Anderson swung at a hanging 0-1 splitter and lifted the ball over the right-center-field wall to open Chicago’s scoring in loud fashion. It was his third home run of the season, and he’s started the season on a power surge.
“I knew I had to get a good pitch to hit and drive it the other way,” Anderson said. “I was able to wait on something in the zone, be aggressive in the zone. I was able to lift it out of the ballpark.
“I don’t know much about a grand slam. That was my first one. It definitely felt good.”
And though it appeared he willed the ball out while heading to first base, he said, “I knew it was gone. I don’t hit them like that, so I know when I get them.”

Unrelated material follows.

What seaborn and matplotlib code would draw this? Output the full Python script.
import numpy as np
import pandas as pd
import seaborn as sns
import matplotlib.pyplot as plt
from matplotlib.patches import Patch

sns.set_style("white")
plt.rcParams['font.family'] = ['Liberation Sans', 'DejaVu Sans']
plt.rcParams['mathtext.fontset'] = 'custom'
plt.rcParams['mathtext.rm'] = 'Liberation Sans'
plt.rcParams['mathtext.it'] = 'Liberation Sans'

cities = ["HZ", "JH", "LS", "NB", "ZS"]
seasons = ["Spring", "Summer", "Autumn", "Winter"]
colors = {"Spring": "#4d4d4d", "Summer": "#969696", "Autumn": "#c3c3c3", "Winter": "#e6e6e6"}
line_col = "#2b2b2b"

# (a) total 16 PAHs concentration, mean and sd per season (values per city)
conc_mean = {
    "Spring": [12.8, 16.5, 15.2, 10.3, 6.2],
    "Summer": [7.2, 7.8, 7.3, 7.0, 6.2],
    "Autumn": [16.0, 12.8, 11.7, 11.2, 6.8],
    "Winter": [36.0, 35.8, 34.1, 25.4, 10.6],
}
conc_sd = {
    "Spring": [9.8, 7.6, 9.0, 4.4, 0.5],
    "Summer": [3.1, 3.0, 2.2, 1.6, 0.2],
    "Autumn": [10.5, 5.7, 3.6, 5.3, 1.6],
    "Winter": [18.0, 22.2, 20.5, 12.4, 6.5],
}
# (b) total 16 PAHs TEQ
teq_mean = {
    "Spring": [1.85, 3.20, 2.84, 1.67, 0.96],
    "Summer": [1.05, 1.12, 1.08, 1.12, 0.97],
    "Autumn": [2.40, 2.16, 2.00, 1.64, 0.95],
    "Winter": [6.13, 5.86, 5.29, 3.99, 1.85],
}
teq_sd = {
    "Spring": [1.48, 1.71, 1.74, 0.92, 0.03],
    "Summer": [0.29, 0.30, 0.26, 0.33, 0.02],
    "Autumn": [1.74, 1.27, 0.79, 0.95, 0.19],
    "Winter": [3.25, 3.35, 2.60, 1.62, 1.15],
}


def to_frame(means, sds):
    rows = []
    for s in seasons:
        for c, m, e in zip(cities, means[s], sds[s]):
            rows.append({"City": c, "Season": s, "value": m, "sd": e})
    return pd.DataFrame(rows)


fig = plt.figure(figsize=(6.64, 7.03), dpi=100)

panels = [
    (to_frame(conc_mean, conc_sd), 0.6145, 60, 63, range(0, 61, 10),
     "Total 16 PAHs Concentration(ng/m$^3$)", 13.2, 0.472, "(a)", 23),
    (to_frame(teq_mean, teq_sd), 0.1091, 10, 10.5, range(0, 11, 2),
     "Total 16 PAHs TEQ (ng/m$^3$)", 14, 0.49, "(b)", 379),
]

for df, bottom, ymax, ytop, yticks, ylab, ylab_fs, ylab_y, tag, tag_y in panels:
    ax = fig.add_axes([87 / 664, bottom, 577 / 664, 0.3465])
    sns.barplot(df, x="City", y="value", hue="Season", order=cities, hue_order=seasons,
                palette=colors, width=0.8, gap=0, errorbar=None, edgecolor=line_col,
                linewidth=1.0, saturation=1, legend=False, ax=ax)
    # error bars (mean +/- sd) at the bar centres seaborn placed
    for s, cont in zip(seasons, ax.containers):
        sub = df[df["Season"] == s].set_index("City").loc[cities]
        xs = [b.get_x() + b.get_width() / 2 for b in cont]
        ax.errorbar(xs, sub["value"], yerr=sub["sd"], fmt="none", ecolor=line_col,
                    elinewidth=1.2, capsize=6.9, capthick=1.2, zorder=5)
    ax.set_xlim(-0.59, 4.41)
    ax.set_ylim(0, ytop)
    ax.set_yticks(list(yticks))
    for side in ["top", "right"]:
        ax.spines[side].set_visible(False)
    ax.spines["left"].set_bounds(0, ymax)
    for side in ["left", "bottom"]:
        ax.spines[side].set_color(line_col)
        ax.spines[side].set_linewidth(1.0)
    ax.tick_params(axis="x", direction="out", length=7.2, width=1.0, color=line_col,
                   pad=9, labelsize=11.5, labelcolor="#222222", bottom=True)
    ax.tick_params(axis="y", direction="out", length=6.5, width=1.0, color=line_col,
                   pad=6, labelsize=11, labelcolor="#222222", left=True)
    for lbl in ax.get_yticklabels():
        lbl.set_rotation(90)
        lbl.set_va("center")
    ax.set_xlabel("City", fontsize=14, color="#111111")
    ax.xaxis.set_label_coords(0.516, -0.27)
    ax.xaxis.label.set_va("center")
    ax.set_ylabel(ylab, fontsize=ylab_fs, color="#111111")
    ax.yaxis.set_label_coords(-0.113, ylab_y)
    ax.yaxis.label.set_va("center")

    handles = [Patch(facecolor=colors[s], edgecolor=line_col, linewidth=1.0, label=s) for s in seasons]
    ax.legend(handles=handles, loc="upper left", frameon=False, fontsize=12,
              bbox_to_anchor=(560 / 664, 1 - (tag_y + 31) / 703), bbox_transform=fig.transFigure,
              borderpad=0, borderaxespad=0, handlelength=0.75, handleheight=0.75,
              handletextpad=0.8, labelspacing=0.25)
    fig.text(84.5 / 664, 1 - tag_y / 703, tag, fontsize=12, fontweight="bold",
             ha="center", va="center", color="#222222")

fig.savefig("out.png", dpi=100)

Coincidentally, as Anderson was rounding the bases, golfer Tiger Woods won a grand slam event of his own -- his first Masters Tournament victory since 2005.

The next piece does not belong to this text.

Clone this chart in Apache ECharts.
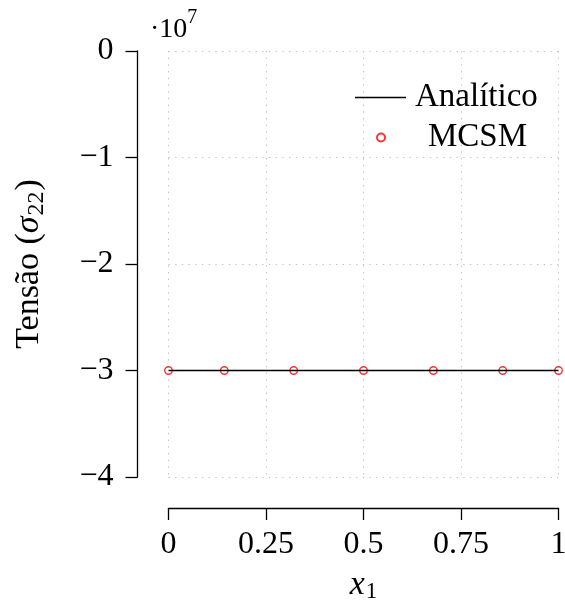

“[Tiger] told me to hit [the grand slam],” Anderson joked. “He sent a message, so I did it.”
The White Sox added insurance to their lead an inning later, as Yolmer Sánchez scored on a sacrifice fly by Abreu.
Words of encouragement for Rodon
The way things were going at first, it looked like the White Sox might be headed to a series loss. They were down, 2-0, and the Yankees were looking to score more runs in the third inning.
New York had runners on first and second with one out, when White Sox pitching Don Cooper came to the mound to settle down left-hander Carlos Rodón. Whatever Cooper said, it worked, as Rodon retired the next 11 hitters he faced. The left-hander finished with six solid innings, allowing two runs on three hits and striking out five batters.
So what was the adjustment? “Something quick [and] mechanical that I know I could get to, that could get me back in the zone,” Rodon said. “It worked.”
“[Rodon’s] tempo picked up a little bit,” manager Rick Renteria said. “He got a few runs and worked with it. ... He got into a deeper pitch count than we would have wanted, but he continued to work.”